# transmission question



## AZDUDE80 (Sep 30, 2006)

When I drive my 2006 nissan sentra 1.8s automatic, i am driving 35-40miles per hr and it doesn't want to go into overdrive its really strange it will stay at 3k rpm then if i let off the accelerator it will engage into overdrive. This only happens the first 10 minutes of driving. does anyone know why it doesn't engage like it would when its been driven for a long time? let me know guys.....Thanks


----------



## Atl Nissan (May 5, 2006)

Does it do it all of the time? If so, why not take it in and get it fixed? Thats the good thing about having a new car. We have one too and it has a transmission problem, sometimes it will slip when downshifting into first at WOT, but it doesn't do it all of the time and I can't ever duplicate the problem when I take it in for service.


----------



## somenothingness (Dec 19, 2007)

Mine shifts hard into first until the fluid gets hot. Then it shudders between 1 and 2 when in slow moving traffic.

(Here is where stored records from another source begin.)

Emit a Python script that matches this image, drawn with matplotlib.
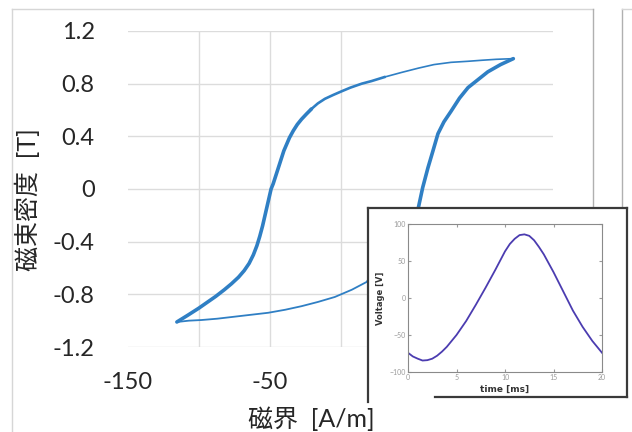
import matplotlib
matplotlib.use('Agg')
import matplotlib.pyplot as plt
from matplotlib.lines import Line2D
from matplotlib.patches import Rectangle

plt.rcParams['font.family'] = ['Lato', 'Noto Sans CJK JP', 'DejaVu Sans']
plt.rcParams['axes.unicode_minus'] = False

# Hysteresis loop: H [A/m], B [T]
# descending branch: from the top right tip down to the bottom left tip
h_down = [122, 110, 100, 90, 78, 66, 55, 43, 31, 22, 15, 7, 1, -5, -11, -16,
          -20.5, -24, -27.5, -30.5, -33.3, -36, -38, -40, -41.5, -43, -44.5, -46,
          -47.5, -49, -50.5, -52, -53.5, -55, -57, -59, -61.5, -64.5, -68, -72,
          -77, -82, -88, -94, -100, -108, -115.5]
b_down = [0.99, 0.985, 0.978, 0.97, 0.962, 0.945, 0.918, 0.885, 0.85, 0.82, 0.80,
          0.77, 0.743, 0.715, 0.685, 0.65, 0.608, 0.57, 0.53, 0.49, 0.443, 0.39,
          0.34, 0.29, 0.24, 0.19, 0.14, 0.09, 0.04, 0.0, -0.07, -0.14, -0.21,
          -0.28, -0.36, -0.43, -0.50, -0.565, -0.62, -0.67, -0.72, -0.765, -0.815,
          -0.86, -0.905, -0.96, -1.01]
mid_from = 8      # index where the descending line starts to thicken
thick_from = 16
# ascending branch: from the bottom left tip back up to the top right tip
h_up = [-115.5, -107, -98, -87, -75, -63, -51, -39, -27.5, -16, -4, 8, 19.5, 28,
        36, 43, 49, 52.5, 55, 58, 61.7, 65, 68.8, 73, 78, 84, 90, 97, 104, 113,
        122]
b_up = [-1.01, -1.0, -0.995, -0.985, -0.97, -0.955, -0.94, -0.917, -0.89, -0.858,
        -0.82, -0.765, -0.70, -0.63, -0.54, -0.44, -0.32, -0.22, -0.14, 0.01,
        0.16, 0.28, 0.42, 0.51, 0.59, 0.69, 0.77, 0.83, 0.89, 0.945, 0.99]
thick_up_from = 12

y_ticks = [-1.2, -0.8, -0.4, 0, 0.4, 0.8, 1.2]
y_ticklabels = ['-1.2', '-0.8', '-0.4', '0', '0.4', '0.8', '1.2']
x_ticks = [-150, -50, 50, 150]
x_grid = [-100, -50, 0]

# inset: voltage waveform
t_ms = [0, 0.5, 1, 1.5, 2, 2.5, 3, 3.5, 4, 5, 6, 7, 8, 9, 10, 10.5, 11, 11.5, 12,
        12.5, 13, 13.5, 14, 15, 16, 17, 18, 19, 19.5, 20]
volt = [-74, -79, -82, -84.5, -84, -82, -78, -72.5, -66, -50, -31, -9, 14, 38, 63,
        73, 80, 85, 86, 84, 78, 69, 59, 35, 9, -17, -39, -58, -66, -74]
t_ticks = [0, 5, 10, 15, 20]
v_ticks = [-100, -50, 0, 50, 100]
v_ticklabels = ['\u2212100', '\u221250', '0', '50', '100']

fig = plt.figure(figsize=(6.32, 4.32), dpi=100)
W, H = 632, 432

def fx(px):
    return px / W

def fy(py):
    return 1 - py / H

# outer chart borders (the scan shows the neighbouring panel too)
fig.add_artist(Line2D([fx(12), fx(12)], [fy(9), 0], color='#d6d6d6', lw=1))
fig.add_artist(Line2D([fx(12), fx(593)], [fy(9), fy(9)], color='#d6d6d6', lw=1))
fig.add_artist(Line2D([fx(593), fx(593)], [fy(9), fy(208)], color='#b0b0b0', lw=1))
fig.add_artist(Line2D([fx(622), fx(622)], [fy(9), fy(208)], color='#b0b0b0', lw=1))
fig.add_artist(Line2D([fx(622), 1], [fy(9), fy(9)], color='#d6d6d6', lw=1))

ax = fig.add_axes([fx(128), fy(347), fx(553 - 128), (347 - 31) / H])
for x in x_grid:
    ax.axvline(x, color='#dcdcdc', lw=1, zorder=0)
ax.set_yticks(y_ticks)
ax.set_yticklabels(y_ticklabels)
ax.set_xticks(x_ticks)
ax.grid(axis='y', color='#dcdcdc', lw=1)
ax.set_xlim(-150, 150)
ax.set_ylim(-1.2, 1.2)
for s in ax.spines.values():
    s.set_visible(False)
ax.tick_params(length=0, labelsize=17, colors='#262626')
ax.tick_params(axis='y', pad=24)
ax.tick_params(axis='x', pad=18)

blue = '#2f7fc4'
ax.plot(h_down[:mid_from + 1], b_down[:mid_from + 1], color=blue, lw=1.2)
ax.plot(h_down[mid_from:thick_from + 1], b_down[mid_from:thick_from + 1],
        color=blue, lw=1.9)
ax.plot(h_down[thick_from:], b_down[thick_from:], color=blue, lw=2.6,
        solid_capstyle='round', solid_joinstyle='round')
ax.plot(h_up[:thick_up_from + 1], b_up[:thick_up_from + 1], color=blue, lw=1.3)
ax.plot(h_up[thick_up_from:], b_up[thick_up_from:], color=blue, lw=2.6,
        solid_capstyle='round', solid_joinstyle='round')

fig.text(fx(27), fy(200), '磁束密度  [T]', rotation=90, ha='center', va='center',
         fontsize=18, color='#262626')
fig.text(fx(311), fy(419), '磁界  [A/m]', ha='center', va='center',
         fontsize=18, color='#262626')

# inset frame
fig.add_artist(Rectangle((fx(368), fy(397)), fx(627 - 368), (397 - 208) / H,
                         facecolor='white', edgecolor='none', zorder=2))
frame = '#3a3a3a'
fig.add_artist(Line2D([fx(368), fx(627)], [fy(208), fy(208)], color=frame, lw=1.6, zorder=2.5))
fig.add_artist(Line2D([fx(627), fx(627)], [fy(208), fy(397)], color=frame, lw=1.6, zorder=2.5))
fig.add_artist(Line2D([fx(368), fx(368)], [fy(208), fy(402)], color=frame, lw=1.6, zorder=2.5))
fig.add_artist(Line2D([fx(435), fx(627)], [fy(397), fy(397)], color=frame, lw=1.6, zorder=2.5))

axi = fig.add_axes([fx(408), fy(372), fx(602 - 408), (372 - 224) / H], zorder=3)
axi.plot(t_ms, volt, color='#4b3cb0', lw=1.3, solid_joinstyle='round')
axi.set_xlim(0, 20)
axi.set_ylim(-100, 100)
axi.set_xticks(t_ticks)
axi.set_yticks(v_ticks)
axi.set_yticklabels(v_ticklabels)
for s in axi.spines.values():
    s.set_color('#8a8a8a')
    s.set_linewidth(0.8)
axi.tick_params(labelsize=5, colors='#9a9a9a', length=2, direction='in', pad=1.5,
                top=True, right=True)
axi.set_xlabel('time [ms]', fontsize=6.5, color='#333333', labelpad=3,
               family=['DejaVu Sans'], fontweight='bold')
axi.set_ylabel('Voltage [V]', fontsize=6, color='#333333', labelpad=3,
               family=['DejaVu Sans'], fontweight='bold')

fig.savefig('out.png', dpi=100, facecolor='white')
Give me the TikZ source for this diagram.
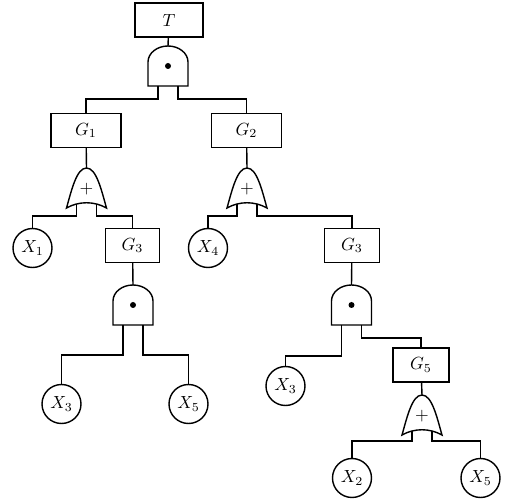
\documentclass[tikz,border=0pt]{standalone}

\tikzset{
    evento/.style={draw, minimum height=0.68cm, inner sep=2pt},
    base/.style={draw, circle, minimum size=0.78cm, inner sep=0pt},
    % porta AND (e)
    portaand/.pic={
        \draw (-0.4,-0.8) -- (-0.4,-0.32) arc[start angle=180, end angle=0, x radius=0.4, y radius=0.32] -- (0.4,-0.8) -- cycle;
        \fill (0,-0.4) circle (0.06);
        \coordinate (-in) at (0,0);
        \coordinate (-l) at (-0.2,-0.8);
        \coordinate (-r) at (0.2,-0.8);
    },
    % porta OR (o)
    portaor/.pic={
        \draw (-0.4,-0.8) .. controls (-0.3,-0.45) and (-0.2,0) .. (0,0)
            .. controls (0.2,0) and (0.3,-0.45) .. (0.4,-0.8)
            .. controls (0.15,-0.66) and (-0.15,-0.66) .. cycle;
        \node at (0,-0.42) {$+$};
        \coordinate (-in) at (0,0);
        \coordinate (-l) at (-0.2,-0.72);
        \coordinate (-r) at (0.2,-0.72);
    }
}

\begin{document}
\begin{tikzpicture}[line width=0.8pt]
        \useasboundingbox (0,0) rectangle (10.18,10.04);

        % Evento di vertice
        \node[evento, minimum width=1.36cm] (T) at (3.38,9.64) {$T$};
        \pic (a0) at (3.36,9.12) {portaand};
        \draw (T) -- (a0-in);

        % Eventi intermedi
        \node[evento, minimum width=1.4cm] (G1) at (1.72,7.43) {$G_1$};
        \node[evento, minimum width=1.4cm] (G2) at (4.93,7.43) {$G_2$};
        \draw (a0-l) -- ++(0,-0.26) -| (G1);
        \draw (a0-r) -- ++(0,-0.26) -| (G2);

        \pic (o1) at (1.73,6.68) {portaor};
        \pic (o2) at (4.94,6.68) {portaor};
        \draw (G1) -- (o1-in);
        \draw (G2) -- (o2-in);

        \node[base] (X1) at (0.65,5.08) {$X_1$};
        \node[evento, minimum width=1.08cm] (G3a) at (2.65,5.13) {$G_3$};
        \node[base] (X4) at (4.16,5.08) {$X_4$};
        \node[evento, minimum width=1.1cm] (G3b) at (7.04,5.13) {$G_3$};
        \draw (o1-l) -- ++(0,-0.24) -| (X1);
        \draw (o1-r) -- ++(0,-0.24) -| (G3a);
        \draw (o2-l) -- ++(0,-0.24) -| (X4);
        \draw (o2-r) -- ++(0,-0.24) -| (G3b);

        % Ramo sinistro
        \pic (a1) at (2.66,4.34) {portaand};
        \draw (G3a) -- (a1-in);
        \node[base] (X3a) at (1.23,1.96) {$X_3$};
        \node[base] (X5a) at (3.77,1.96) {$X_5$};
        \draw (a1-l) -- ++(0,-0.6) -| (X3a);
        \draw (a1-r) -- ++(0,-0.6) -| (X5a);

        % Ramo destro
        \pic (a2) at (7.03,4.34) {portaand};
        \draw (G3b) -- (a2-in);
        \node[base] (X3b) at (5.71,2.32) {$X_3$};
        \node[evento, minimum width=1.12cm] (G5) at (8.42,2.74) {$G_5$};
        \draw (a2-l) -- ++(0,-0.62) -| (X3b);
        \draw (a2-r) -- ++(0,-0.26) -| (G5);

        \pic (o3) at (8.44,2.14) {portaor};
        \draw (G5) -- (o3-in);
        \node[base] (X2) at (7.04,0.48) {$X_2$};
        \node[base] (X5b) at (9.61,0.48) {$X_5$};
        \draw (o3-l) -- ++(0,-0.2) -| (X2);
        \draw (o3-r) -- ++(0,-0.2) -| (X5b);
    \end{tikzpicture}
\end{document}
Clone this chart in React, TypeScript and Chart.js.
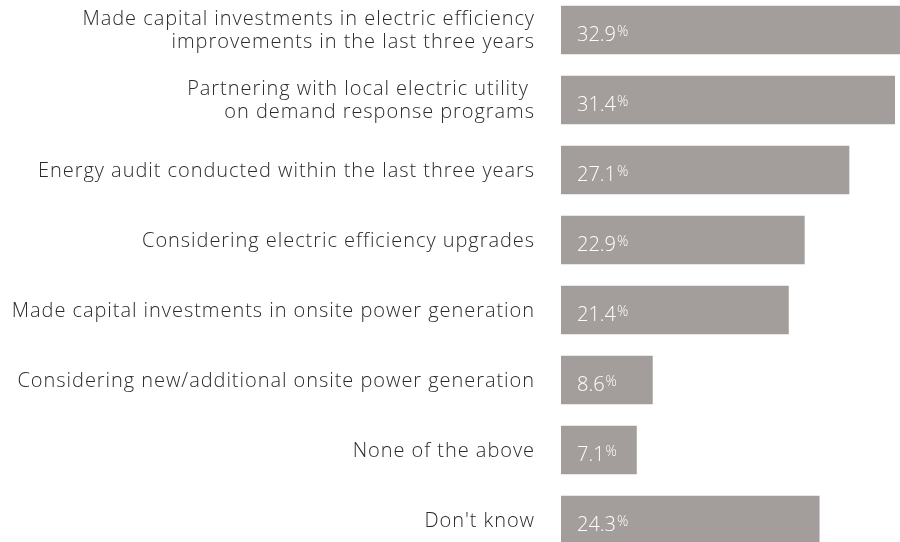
import React, { useEffect, useRef } from "react";
import { Chart, registerables } from "chart.js";

Chart.register(...registerables);

const categories: (string | string[])[] = [
  ["Made capital investments in electric efficiency", "improvements in the last three years"],
  ["Partnering with local electric utility ", "on demand response programs"],
  "Energy audit conducted within the last three years",
  "Considering electric efficiency upgrades",
  "Made capital investments in onsite power generation",
  "Considering new/additional onsite power generation",
  "None of the above",
  "Don't know",
];

const values: number[] = [32.9, 31.4, 27.1, 22.9, 21.4, 8.6, 7.1, 24.3];

const BAR_COLOR = "#a39e9b";
const TEXT_COLOR = "#2b2b2b";
const FONT = "'Open Sans', Lato, sans-serif";
const VALUE_FONT = "'Open Sans', Lato, sans-serif";

const letterSpacing = {
  id: "letterSpacing",
  beforeDraw(chart: any) {
    (chart.ctx as any).letterSpacing = "0.95px";
  },
};

const valueLabels = {
  id: "valueLabels",
  afterDatasetsDraw(chart: any) {
    const ctx = chart.ctx;
    const meta = chart.getDatasetMeta(0);
    ctx.save();
    (ctx as any).letterSpacing = "0px";
    meta.data.forEach((el: any, i: number) => {
      const v = values[i].toFixed(1);
      const x = el.base + 16;
      const y = el.y;
      ctx.fillStyle = "#ffffff";
      ctx.textAlign = "left";
      ctx.textBaseline = "alphabetic";
      ctx.font = `300 20px ${VALUE_FONT}`;
      ctx.fillText(v, x, y + 11);
      const w = ctx.measureText(v).width;
      ctx.font = `300 14px ${VALUE_FONT}`;
      ctx.fillText("%", x + w + 1, y + 6);
    });
    ctx.restore();
  },
};

export default function App() {
  const ref = useRef<HTMLCanvasElement | null>(null);
  useEffect(() => {
    if (!ref.current) return;
    const chart = new Chart(ref.current, {
      type: "bar",
      data: {
        labels: categories,
        datasets: [
          {
            data: values,
            backgroundColor: BAR_COLOR,
            borderWidth: 0,
            barThickness: 48,
          },
        ],
      },
      options: {
        indexAxis: "y",
        animation: false,
        responsive: false,
        maintainAspectRatio: false,
        layout: { padding: 0 },
        plugins: {
          legend: { display: false },
          tooltip: { enabled: false },
          title: { display: false },
        },
        scales: {
          x: {
            display: false,
            min: 0,
            max: 31.9,
          },
          y: {
            grid: { display: false, drawTicks: false },
            border: { display: false },
            ticks: {
              color: TEXT_COLOR,
              padding: 26,
              labelOffset: 1,
              font: { family: FONT, size: 20, weight: "300", lineHeight: 1.15 },
              autoSkip: false,
            },
            afterFit: (scale: any) => {
              scale.width = 561;
              scale.paddingTop = 0;
              scale.paddingBottom = 0;
            },
          },
        },
      },
      plugins: [letterSpacing, valueLabels],
    });
    return () => chart.destroy();
  }, []);
  return (
    <div style={{ position: "fixed", left: 0, top: -5, width: 900, height: 560, background: "#fff" }}>
      <canvas ref={ref} width={900} height={560} style={{ width: 900, height: 560, display: "block" }} />
    </div>
  );
}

I have taken it in and changed the fluid...cant ever replicate the problem when i go in.


----------



## ArtNismo (Oct 7, 2008)

transmission won't shift to overdrive, stays @ 3,000 RPM unless u let go the gas pedal.
I guess it's got throttle control. 
Unlike the older Nissan Sentra, It's still have a CAble Throttle.
Or maybe transmission fluid needs to be warmed up to expand & build pressure. I think it's normal.


----------